* [Given task]
From the first line of the data below through the line holding "minimum width=1.825cm, minimum", output each line exactly and leave the pictures out.

* [Given material]
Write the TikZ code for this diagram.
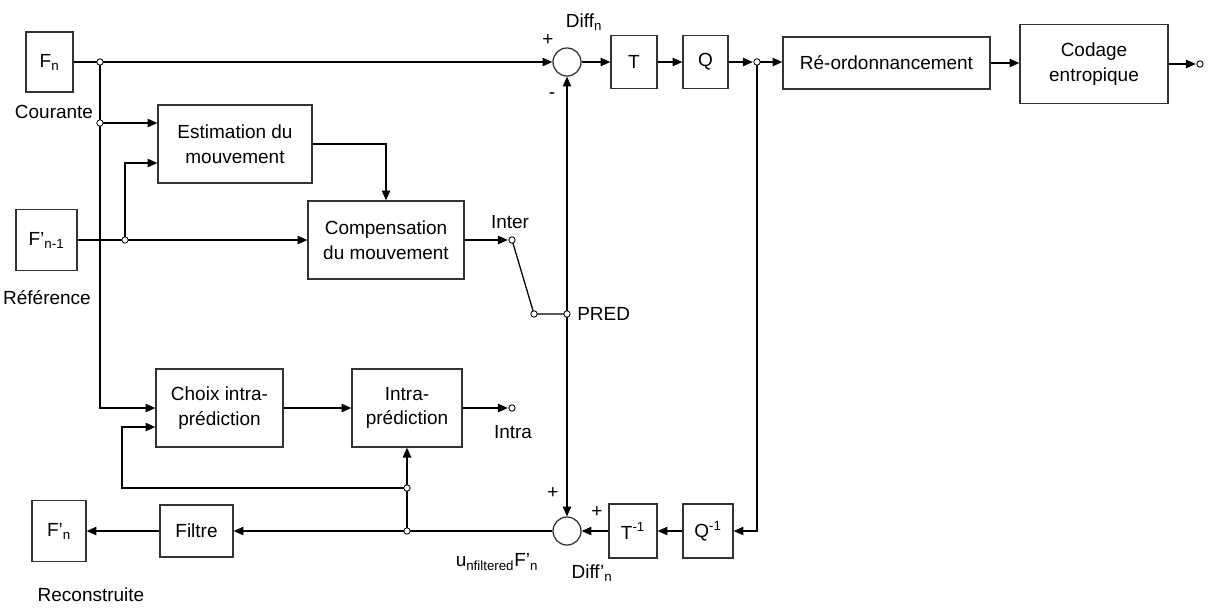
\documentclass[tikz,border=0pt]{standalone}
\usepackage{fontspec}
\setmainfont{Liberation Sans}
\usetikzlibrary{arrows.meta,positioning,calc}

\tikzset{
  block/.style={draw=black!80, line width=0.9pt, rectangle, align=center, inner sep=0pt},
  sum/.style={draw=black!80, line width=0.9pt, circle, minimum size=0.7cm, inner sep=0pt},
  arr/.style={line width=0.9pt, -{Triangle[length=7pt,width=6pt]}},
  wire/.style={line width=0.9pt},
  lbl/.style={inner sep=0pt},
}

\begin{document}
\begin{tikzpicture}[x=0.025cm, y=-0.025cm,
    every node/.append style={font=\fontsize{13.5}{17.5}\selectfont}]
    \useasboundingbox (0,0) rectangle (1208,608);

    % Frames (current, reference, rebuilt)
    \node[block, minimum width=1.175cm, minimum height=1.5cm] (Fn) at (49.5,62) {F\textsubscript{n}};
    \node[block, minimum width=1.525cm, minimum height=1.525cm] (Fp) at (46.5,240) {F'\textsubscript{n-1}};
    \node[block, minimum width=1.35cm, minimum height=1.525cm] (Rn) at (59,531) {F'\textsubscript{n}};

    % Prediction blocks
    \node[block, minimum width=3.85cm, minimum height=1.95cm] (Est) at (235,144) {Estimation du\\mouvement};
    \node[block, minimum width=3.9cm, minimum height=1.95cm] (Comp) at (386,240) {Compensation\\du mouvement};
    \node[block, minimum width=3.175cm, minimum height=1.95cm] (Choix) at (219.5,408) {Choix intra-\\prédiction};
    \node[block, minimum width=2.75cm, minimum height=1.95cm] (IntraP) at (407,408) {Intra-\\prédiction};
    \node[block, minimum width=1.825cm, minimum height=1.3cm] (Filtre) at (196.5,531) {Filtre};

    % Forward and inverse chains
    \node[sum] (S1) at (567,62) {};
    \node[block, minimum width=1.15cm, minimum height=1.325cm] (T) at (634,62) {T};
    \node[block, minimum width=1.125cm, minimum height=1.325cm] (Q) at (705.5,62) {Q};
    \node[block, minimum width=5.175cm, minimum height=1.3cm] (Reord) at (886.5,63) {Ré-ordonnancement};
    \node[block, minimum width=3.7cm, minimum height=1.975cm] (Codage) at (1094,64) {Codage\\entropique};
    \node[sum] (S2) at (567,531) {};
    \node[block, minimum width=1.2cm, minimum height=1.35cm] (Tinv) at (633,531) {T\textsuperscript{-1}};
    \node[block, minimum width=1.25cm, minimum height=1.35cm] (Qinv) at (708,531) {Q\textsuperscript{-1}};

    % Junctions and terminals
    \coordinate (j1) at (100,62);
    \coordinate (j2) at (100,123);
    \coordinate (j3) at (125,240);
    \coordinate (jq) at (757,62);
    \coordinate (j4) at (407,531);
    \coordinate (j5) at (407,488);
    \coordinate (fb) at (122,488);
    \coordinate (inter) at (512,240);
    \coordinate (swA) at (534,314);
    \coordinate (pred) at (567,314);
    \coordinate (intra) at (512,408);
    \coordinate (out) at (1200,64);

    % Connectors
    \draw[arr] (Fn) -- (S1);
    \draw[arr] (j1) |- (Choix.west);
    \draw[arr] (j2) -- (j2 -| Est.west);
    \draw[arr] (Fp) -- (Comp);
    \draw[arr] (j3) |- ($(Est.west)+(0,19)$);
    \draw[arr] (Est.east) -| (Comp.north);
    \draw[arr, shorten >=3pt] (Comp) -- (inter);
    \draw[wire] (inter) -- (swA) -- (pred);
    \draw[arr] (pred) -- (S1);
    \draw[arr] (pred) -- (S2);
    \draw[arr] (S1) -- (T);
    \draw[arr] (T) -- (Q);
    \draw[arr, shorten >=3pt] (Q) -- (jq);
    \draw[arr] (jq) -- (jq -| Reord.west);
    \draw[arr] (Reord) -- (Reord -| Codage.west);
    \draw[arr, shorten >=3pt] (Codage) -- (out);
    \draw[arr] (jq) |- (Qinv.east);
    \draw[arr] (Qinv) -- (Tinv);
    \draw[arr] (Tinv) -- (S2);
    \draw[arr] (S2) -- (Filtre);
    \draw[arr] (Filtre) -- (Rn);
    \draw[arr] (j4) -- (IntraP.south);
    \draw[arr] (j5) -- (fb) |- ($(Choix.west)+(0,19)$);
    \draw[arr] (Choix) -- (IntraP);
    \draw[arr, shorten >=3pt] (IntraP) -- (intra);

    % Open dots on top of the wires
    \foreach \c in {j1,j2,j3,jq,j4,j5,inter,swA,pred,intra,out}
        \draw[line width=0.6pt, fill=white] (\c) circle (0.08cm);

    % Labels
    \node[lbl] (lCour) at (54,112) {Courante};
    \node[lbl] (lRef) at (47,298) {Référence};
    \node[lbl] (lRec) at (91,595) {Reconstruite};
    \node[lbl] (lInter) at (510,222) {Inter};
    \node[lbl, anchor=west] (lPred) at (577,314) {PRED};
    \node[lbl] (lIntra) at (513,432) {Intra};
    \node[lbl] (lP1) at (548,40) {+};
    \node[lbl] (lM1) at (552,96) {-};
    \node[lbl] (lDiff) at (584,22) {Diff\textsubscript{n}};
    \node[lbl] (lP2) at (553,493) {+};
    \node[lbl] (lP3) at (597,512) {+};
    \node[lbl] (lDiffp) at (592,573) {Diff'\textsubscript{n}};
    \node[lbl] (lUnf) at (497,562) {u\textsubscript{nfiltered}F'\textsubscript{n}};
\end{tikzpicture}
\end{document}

* [Exercise output]
Write the TikZ code for this diagram.
\documentclass[tikz,border=0pt]{standalone}
\usepackage{fontspec}
\setmainfont{Liberation Sans}
\usetikzlibrary{arrows.meta,positioning,calc}

\tikzset{
  block/.style={draw=black!80, line width=0.9pt, rectangle, align=center, inner sep=0pt},
  sum/.style={draw=black!80, line width=0.9pt, circle, minimum size=0.7cm, inner sep=0pt},
  arr/.style={line width=0.9pt, -{Triangle[length=7pt,width=6pt]}},
  wire/.style={line width=0.9pt},
  lbl/.style={inner sep=0pt},
}

\begin{document}
\begin{tikzpicture}[x=0.025cm, y=-0.025cm,
    every node/.append style={font=\fontsize{13.5}{17.5}\selectfont}]
    \useasboundingbox (0,0) rectangle (1208,608);

    % Frames (current, reference, rebuilt)
    \node[block, minimum width=1.175cm, minimum height=1.5cm] (Fn) at (49.5,62) {F\textsubscript{n}};
    \node[block, minimum width=1.525cm, minimum height=1.525cm] (Fp) at (46.5,240) {F'\textsubscript{n-1}};
    \node[block, minimum width=1.35cm, minimum height=1.525cm] (Rn) at (59,531) {F'\textsubscript{n}};

    % Prediction blocks
    \node[block, minimum width=3.85cm, minimum height=1.95cm] (Est) at (235,144) {Estimation du\\mouvement};
    \node[block, minimum width=3.9cm, minimum height=1.95cm] (Comp) at (386,240) {Compensation\\du mouvement};
    \node[block, minimum width=3.175cm, minimum height=1.95cm] (Choix) at (219.5,408) {Choix intra-\\prédiction};
    \node[block, minimum width=2.75cm, minimum height=1.95cm] (IntraP) at (407,408) {Intra-\\prédiction};
    \node[block, minimum width=1.825cm, minimum height=1.3cm] (Filtre) at (196.5,531) {Filtre};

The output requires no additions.